I was a smart little kid. I was also the oldest, for the first two years of my life I was an only child. My mom would talk to me all day; she would sound out words until I learned how to talk, and then she answered my hundreds of questions. When I was three I became obsessed with swing sets. While most kids my age talked about Power Rangers or trucks or superheroes, I would jabber on about getting a swing set.
My mom gave me a big mason jar and I started filling it with change right away. I would do little chores for my mom and she would reward me with precious pennies, nickels, quarters, and dimes. I would ask my grandparents for change all the time, since I was one of four grandchildren at the time they would spoil me with handfuls of change.
One bright summer day when I was four years old, my mom felt like I had saved enough. She took me downtown to and old bank. I carried my giant mason jar through the revolving door and up to the counter. My mom lifted me up to the counter where I proudly dumped the hundreds of coins. After it had all been counted it turned out I had saved almost $150. I proudly declared to the bank teller that I was going to buy a swing set.
Before I knew it I had my very own swing set right in my backyard. It was a metal swing set with a slide and three swings. One blue baby swing and two “big boy” swings. I loved it. I spent hours in the warm sun climbing the ladder then going down the slide. The only problem was that I didn’t know how to swing. I loved having my mom push me, she would sit and chat with me and give me an occasional under-doggy. But I wanted to be able to swing on my own whenever I wanted to. My parents tried and tried to teach me how to pump, but I just couldn’t get it.
One day when I watched my neighbor swing. I asked him how he did it and he explained it like only a little kid could. I jumped on the swing and started pumping. Before I knew it I was swinging. I felt so free, like I was flying.
I now spent my days on the slide and the swings. I felt heroic and daring flying through the air over the sea of soft green grass with the bright blue sky scattered with clean white puffy clouds above me. In the winter I would bundle up and venture outside to brush the snow off the slide so I could ride into the soft fresh snow. Days were perfect on the swing set.
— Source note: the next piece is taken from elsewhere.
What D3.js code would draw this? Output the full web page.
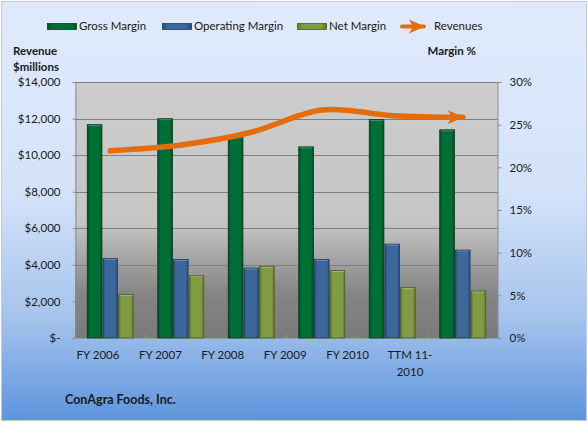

Things were too good to last. When I was five and a half we moved. I had barely had two summers with my swing set. I would miss my blue room and the big trees but most of all I would miss my swing set. Its big metal legs were cemented deep in the earth making it as permanent as the house. I haven’t seen my swing set since. I have swung on plenty of other swings and slid down even more slides, but none of them were quite as good as mine.